While this process of sifting and scrutiny sounds straightforward in principle, the scale of the task was immense. After an initial sift of material in all the WEA Scotland offices, over 400 boxes of possible archive material went to our offices in Kilmarnock for further scrutiny. Over a number of months, WEA Scotland staff and Christine Ewing, a retired Ayrshire archivist, Kirstine Simpson, a former WEA Scotland Manager and Norman Newton, a retired librarian and former member of the WEA Council and Scotland Board, painstakingly determined the material that was of significant legacy value and should be part of the future WEA Scotland National Archive Centre.
With that internal scrutiny complete, the remaining task was to secure the release of the materials from regional archive centres and libraries across Scotland. WEA Scotland and Glasgow Caledonian University are very grateful for the support and cooperation given by Highland Archives, Aberdeen Archives, Edinburgh City Archives and Glasgow Archives in making this WEA Scotland material available to our National Archive Centre at Glasgow Caledonian University.

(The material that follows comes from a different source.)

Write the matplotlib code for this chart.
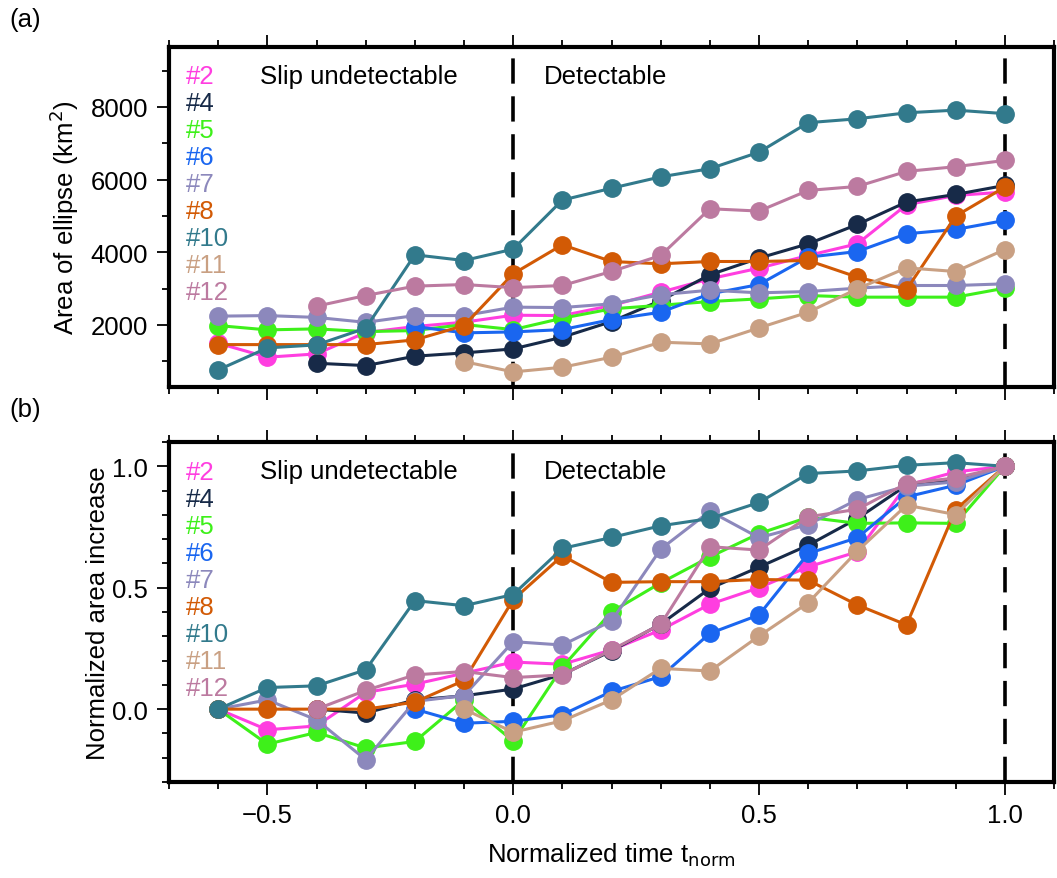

With all the WEA Scotland material now secure at Glasgow Caledonian University, the immediate and ongoing challenge is to maintain the currency of our National Archive Centre by creating an annual timeline and process by which material moves from the WEA to our National Archive Centre. With this exercise now complete, and with the guidance and expertise from Glasgow Caledonian University going forward, WEA Scotland is now confident its legacy is in safe hands.